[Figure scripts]
——————

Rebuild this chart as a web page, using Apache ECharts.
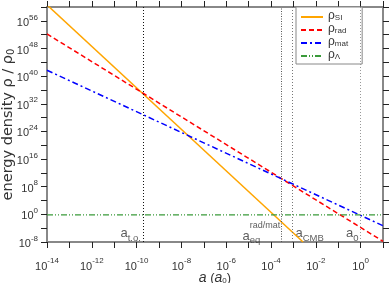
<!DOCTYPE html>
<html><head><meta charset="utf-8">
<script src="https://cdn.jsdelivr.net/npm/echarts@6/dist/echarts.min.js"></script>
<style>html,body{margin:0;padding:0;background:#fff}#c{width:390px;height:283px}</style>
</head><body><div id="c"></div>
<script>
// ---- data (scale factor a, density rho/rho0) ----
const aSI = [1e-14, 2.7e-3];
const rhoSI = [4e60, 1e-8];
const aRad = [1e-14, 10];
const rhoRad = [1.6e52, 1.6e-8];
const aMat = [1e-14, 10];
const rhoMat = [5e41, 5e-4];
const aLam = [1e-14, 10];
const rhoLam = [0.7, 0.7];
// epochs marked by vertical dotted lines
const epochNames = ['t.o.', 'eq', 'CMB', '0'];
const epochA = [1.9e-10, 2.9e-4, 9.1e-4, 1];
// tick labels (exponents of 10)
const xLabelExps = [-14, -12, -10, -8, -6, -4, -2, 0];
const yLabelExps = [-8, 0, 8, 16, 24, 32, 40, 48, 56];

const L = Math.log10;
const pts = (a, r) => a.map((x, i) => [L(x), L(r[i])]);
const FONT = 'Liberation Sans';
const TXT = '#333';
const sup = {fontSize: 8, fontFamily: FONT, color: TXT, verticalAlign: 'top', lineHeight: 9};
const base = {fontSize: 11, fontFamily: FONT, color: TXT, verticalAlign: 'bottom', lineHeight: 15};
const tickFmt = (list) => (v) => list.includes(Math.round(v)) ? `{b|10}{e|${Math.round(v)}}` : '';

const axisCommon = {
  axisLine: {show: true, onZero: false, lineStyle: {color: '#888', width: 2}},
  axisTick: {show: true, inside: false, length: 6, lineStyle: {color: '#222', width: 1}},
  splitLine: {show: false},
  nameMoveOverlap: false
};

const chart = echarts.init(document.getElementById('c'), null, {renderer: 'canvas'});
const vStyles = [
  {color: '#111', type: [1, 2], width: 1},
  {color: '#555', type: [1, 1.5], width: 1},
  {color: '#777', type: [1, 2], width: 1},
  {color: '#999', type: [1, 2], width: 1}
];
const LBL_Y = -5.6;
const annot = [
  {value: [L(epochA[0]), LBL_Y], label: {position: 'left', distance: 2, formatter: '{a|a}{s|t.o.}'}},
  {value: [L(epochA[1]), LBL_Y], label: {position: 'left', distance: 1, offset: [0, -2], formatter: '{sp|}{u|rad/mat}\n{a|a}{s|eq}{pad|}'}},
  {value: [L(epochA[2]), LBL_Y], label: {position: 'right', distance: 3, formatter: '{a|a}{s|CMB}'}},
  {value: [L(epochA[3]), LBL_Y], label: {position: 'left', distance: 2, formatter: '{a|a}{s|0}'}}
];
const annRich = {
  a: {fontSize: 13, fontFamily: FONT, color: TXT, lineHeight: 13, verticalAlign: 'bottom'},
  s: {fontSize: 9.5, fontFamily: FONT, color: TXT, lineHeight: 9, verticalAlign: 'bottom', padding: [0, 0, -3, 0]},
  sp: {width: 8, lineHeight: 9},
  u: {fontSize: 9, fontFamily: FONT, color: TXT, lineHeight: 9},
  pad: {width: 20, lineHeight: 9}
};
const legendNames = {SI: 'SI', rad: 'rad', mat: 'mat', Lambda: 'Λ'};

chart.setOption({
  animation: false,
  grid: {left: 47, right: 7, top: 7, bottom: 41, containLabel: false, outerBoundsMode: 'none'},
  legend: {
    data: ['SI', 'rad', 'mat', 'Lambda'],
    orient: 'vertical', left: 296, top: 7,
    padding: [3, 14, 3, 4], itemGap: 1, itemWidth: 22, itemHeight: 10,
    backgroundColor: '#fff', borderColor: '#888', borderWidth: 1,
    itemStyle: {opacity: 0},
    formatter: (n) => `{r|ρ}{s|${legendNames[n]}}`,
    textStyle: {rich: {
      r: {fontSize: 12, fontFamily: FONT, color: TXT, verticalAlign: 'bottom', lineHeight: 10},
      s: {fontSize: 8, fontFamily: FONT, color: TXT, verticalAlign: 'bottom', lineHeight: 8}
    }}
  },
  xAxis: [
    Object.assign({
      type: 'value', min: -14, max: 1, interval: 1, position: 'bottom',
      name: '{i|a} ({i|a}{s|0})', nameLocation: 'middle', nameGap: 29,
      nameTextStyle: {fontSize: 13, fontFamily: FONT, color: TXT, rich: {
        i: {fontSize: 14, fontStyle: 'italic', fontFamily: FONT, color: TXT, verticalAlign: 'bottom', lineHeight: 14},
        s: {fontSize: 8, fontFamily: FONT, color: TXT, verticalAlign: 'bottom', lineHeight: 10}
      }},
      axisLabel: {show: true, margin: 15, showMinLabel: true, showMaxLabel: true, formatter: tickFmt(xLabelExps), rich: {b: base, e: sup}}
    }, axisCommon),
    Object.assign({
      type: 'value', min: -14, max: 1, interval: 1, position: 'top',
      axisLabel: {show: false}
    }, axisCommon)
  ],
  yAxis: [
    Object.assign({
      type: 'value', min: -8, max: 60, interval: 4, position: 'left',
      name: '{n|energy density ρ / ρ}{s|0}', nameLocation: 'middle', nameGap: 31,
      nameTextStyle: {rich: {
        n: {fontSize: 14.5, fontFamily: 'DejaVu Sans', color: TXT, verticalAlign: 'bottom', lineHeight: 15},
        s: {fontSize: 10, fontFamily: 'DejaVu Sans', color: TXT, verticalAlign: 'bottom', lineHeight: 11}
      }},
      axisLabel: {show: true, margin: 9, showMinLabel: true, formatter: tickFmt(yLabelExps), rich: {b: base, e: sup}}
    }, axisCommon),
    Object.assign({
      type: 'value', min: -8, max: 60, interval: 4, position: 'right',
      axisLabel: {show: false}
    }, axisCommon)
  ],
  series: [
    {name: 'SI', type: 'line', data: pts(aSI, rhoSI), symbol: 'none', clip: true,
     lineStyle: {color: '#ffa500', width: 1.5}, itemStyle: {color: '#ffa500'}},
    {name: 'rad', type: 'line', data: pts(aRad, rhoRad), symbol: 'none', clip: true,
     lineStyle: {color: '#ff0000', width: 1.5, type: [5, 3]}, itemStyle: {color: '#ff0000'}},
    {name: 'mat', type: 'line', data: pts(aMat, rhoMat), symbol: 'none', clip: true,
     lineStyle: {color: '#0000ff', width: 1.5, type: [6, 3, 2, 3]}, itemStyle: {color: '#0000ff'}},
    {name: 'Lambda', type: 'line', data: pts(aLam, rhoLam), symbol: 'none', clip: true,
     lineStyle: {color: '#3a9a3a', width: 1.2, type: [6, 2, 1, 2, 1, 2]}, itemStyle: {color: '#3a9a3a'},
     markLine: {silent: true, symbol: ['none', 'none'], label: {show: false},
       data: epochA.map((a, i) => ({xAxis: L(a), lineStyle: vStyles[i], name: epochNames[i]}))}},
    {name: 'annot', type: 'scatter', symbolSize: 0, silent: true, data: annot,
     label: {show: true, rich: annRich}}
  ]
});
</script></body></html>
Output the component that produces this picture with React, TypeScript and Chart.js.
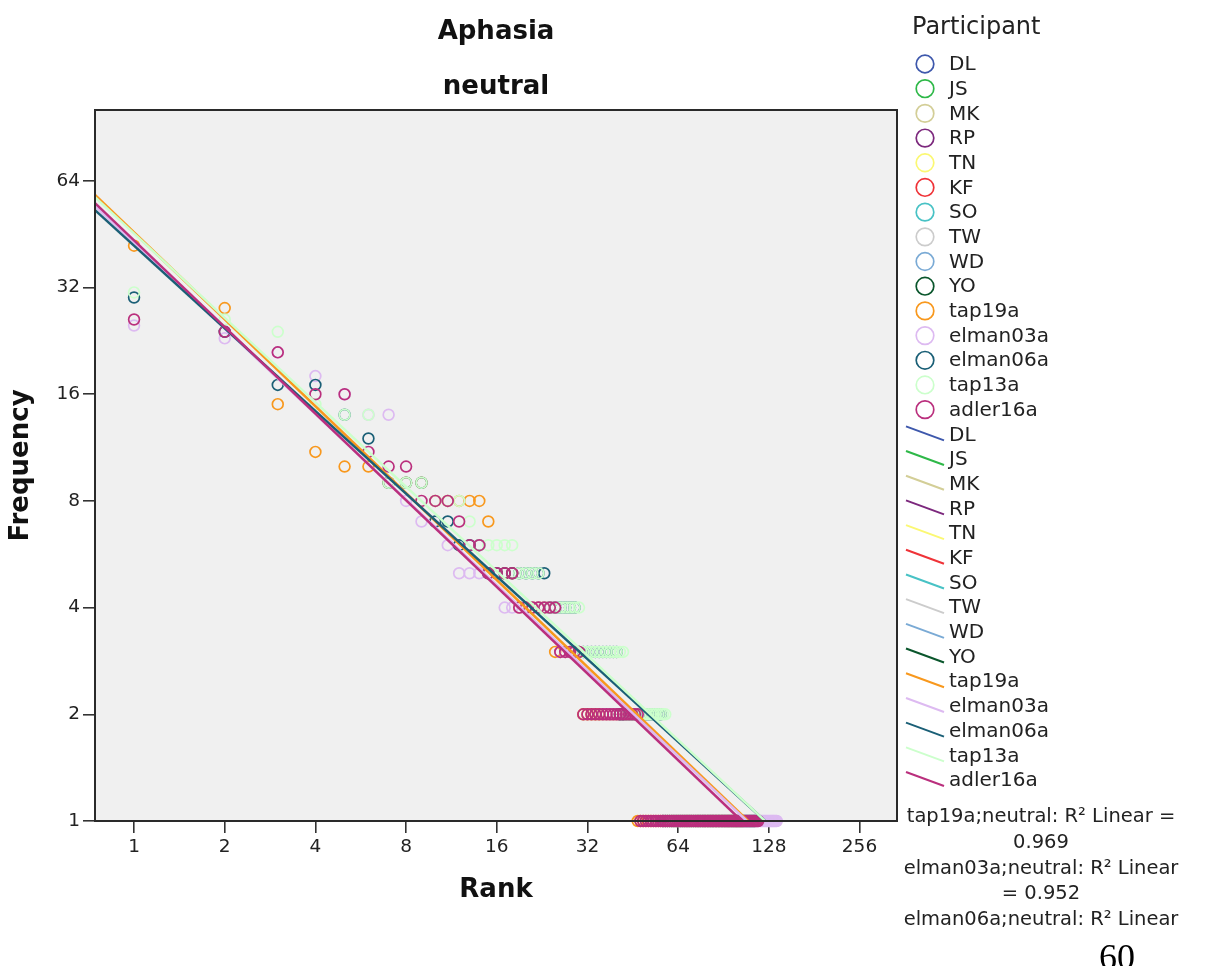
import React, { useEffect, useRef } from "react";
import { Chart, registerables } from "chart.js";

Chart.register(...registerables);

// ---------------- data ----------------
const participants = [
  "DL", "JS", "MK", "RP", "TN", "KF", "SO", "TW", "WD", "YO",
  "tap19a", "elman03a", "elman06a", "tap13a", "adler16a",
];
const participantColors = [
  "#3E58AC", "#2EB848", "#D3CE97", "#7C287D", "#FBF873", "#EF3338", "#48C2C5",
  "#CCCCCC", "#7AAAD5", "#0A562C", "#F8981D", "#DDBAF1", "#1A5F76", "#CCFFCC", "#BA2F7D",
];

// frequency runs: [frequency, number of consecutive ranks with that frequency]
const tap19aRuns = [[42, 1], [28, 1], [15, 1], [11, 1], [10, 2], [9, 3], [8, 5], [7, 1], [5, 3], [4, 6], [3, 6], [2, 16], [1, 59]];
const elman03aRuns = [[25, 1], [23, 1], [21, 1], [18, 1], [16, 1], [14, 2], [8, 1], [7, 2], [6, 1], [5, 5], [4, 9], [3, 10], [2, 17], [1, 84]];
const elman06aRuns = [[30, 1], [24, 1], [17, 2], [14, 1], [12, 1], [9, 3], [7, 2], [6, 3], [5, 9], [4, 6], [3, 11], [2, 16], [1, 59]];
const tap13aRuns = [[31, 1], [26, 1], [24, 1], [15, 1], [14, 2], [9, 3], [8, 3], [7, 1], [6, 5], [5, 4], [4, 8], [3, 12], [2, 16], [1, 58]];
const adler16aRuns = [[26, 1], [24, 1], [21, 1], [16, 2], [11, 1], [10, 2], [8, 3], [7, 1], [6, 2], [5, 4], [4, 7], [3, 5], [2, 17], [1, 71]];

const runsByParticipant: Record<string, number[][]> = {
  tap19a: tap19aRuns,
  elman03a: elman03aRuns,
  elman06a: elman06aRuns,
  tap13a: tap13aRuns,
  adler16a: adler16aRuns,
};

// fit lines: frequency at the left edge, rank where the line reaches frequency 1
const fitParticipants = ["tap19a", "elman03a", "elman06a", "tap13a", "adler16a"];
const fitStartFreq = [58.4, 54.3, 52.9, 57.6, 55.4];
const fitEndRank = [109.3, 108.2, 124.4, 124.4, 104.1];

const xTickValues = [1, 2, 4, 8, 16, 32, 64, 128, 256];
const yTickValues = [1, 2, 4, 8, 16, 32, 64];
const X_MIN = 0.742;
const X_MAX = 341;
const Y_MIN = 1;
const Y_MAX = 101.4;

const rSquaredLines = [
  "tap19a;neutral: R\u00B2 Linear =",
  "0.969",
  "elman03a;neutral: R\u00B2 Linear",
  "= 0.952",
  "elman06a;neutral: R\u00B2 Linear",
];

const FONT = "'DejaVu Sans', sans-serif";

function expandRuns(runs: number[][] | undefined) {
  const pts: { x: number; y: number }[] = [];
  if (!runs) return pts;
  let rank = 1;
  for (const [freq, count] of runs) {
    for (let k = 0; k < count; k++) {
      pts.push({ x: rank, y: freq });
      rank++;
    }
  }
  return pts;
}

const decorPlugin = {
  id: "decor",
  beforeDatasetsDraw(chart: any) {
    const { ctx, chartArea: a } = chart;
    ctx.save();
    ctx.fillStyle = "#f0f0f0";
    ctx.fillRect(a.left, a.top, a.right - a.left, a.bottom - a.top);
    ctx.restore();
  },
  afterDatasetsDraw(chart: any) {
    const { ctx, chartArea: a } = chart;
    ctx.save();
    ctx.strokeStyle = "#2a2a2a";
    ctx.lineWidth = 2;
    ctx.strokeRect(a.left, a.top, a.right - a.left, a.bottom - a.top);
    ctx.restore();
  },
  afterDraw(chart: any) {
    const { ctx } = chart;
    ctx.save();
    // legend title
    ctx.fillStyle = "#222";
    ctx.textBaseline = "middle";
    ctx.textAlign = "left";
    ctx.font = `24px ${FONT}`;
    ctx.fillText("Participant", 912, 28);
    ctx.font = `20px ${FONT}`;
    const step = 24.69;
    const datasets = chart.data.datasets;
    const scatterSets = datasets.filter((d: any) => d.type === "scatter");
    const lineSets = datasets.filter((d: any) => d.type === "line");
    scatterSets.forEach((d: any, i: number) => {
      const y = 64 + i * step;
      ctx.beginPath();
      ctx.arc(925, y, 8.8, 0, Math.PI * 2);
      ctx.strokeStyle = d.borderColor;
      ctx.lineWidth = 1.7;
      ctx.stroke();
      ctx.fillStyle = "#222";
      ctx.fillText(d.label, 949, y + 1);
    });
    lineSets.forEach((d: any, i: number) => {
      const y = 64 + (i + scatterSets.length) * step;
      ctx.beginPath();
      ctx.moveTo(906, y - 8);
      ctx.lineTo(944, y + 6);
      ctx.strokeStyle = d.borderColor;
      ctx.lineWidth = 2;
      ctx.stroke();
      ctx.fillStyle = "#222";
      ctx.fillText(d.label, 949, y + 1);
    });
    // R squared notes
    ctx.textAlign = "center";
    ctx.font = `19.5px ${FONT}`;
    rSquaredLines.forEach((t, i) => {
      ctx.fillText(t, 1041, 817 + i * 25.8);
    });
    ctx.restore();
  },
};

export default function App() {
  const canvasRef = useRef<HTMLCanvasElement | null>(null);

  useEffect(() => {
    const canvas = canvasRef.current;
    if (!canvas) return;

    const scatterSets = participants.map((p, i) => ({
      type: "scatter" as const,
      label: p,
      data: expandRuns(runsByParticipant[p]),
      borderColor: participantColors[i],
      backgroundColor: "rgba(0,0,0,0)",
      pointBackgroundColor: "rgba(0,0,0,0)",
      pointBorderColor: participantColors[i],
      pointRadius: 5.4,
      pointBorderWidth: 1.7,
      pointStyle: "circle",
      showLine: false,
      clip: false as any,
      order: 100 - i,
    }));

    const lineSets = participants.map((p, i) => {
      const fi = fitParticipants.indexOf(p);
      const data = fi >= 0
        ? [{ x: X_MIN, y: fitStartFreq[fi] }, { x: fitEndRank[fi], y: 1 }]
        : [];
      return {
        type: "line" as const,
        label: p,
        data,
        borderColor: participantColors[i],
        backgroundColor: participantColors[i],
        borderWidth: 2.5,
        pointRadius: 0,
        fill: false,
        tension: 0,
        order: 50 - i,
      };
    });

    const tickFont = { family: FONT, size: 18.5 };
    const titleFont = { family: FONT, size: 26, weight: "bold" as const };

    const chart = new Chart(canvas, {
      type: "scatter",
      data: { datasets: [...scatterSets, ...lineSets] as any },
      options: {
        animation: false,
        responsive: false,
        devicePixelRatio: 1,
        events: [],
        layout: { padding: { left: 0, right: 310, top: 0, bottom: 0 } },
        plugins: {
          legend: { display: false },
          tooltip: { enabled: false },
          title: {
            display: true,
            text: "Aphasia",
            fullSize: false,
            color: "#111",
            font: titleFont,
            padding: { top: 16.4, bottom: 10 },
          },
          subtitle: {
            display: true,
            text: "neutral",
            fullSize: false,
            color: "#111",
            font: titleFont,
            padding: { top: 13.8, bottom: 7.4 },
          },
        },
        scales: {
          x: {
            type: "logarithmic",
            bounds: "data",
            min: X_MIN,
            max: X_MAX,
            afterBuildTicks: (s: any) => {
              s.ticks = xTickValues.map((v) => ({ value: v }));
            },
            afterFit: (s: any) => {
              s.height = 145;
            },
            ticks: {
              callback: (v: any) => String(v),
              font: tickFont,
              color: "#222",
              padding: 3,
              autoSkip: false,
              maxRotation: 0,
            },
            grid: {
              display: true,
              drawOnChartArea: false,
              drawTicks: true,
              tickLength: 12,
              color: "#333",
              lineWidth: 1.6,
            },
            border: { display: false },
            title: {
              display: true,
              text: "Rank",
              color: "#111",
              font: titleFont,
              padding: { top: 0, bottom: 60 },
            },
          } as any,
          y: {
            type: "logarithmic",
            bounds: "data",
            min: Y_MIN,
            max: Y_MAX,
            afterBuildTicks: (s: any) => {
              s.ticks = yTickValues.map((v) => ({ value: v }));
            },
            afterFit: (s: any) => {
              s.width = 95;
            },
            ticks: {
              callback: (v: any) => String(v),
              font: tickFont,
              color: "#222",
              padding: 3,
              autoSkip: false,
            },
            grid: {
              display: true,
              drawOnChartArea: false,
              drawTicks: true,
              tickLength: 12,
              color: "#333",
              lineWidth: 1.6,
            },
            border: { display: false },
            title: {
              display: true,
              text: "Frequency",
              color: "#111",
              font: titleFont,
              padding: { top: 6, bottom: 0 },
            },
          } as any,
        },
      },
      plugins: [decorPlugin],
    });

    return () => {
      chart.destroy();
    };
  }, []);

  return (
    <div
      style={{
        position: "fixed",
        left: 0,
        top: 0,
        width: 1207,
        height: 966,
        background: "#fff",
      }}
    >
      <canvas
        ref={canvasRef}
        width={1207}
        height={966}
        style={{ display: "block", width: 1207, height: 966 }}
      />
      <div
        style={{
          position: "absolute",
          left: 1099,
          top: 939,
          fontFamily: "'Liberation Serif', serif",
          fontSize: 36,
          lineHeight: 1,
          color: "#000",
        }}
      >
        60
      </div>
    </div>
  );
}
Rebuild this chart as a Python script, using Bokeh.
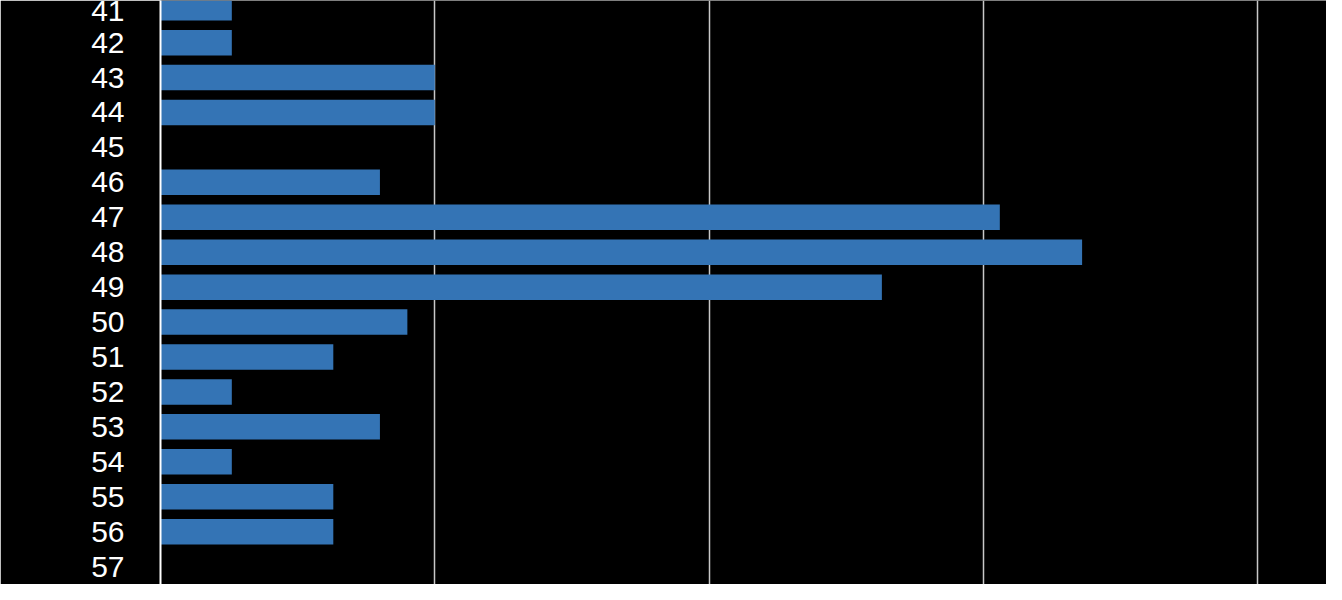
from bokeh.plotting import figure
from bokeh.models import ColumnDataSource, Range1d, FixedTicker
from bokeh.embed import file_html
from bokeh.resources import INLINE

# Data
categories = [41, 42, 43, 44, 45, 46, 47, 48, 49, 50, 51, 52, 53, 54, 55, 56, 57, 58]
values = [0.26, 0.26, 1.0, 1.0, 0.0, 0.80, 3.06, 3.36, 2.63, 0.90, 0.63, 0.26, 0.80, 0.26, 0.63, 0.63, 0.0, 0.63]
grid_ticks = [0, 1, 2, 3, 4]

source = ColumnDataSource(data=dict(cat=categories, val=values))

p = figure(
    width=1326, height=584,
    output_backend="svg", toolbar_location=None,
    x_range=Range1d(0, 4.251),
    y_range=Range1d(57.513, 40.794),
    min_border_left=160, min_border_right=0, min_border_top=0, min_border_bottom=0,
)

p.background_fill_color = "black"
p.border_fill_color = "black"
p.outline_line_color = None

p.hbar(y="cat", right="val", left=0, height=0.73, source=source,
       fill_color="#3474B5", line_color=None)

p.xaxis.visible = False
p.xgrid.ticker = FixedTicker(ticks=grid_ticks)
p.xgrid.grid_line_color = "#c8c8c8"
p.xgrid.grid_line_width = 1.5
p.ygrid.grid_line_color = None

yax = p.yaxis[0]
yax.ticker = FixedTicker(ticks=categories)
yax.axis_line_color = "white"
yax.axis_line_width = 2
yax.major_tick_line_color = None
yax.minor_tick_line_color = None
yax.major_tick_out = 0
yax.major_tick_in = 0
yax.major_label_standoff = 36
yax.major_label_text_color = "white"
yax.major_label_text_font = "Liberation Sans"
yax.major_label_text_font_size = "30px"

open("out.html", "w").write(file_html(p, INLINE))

——————

(WRITTEN EXERCISE):
Exactly as they appear, write out the lines from the one containing "Output the component" down to the one containing "Chart.register(...registerables);", both included. Pictures are left out.

(RESULT BELOW):
Output the component that produces this picture with React, TypeScript and Chart.js.
import React, { useEffect, useRef } from "react";
import { Chart, registerables } from "chart.js";

Chart.register(...registerables);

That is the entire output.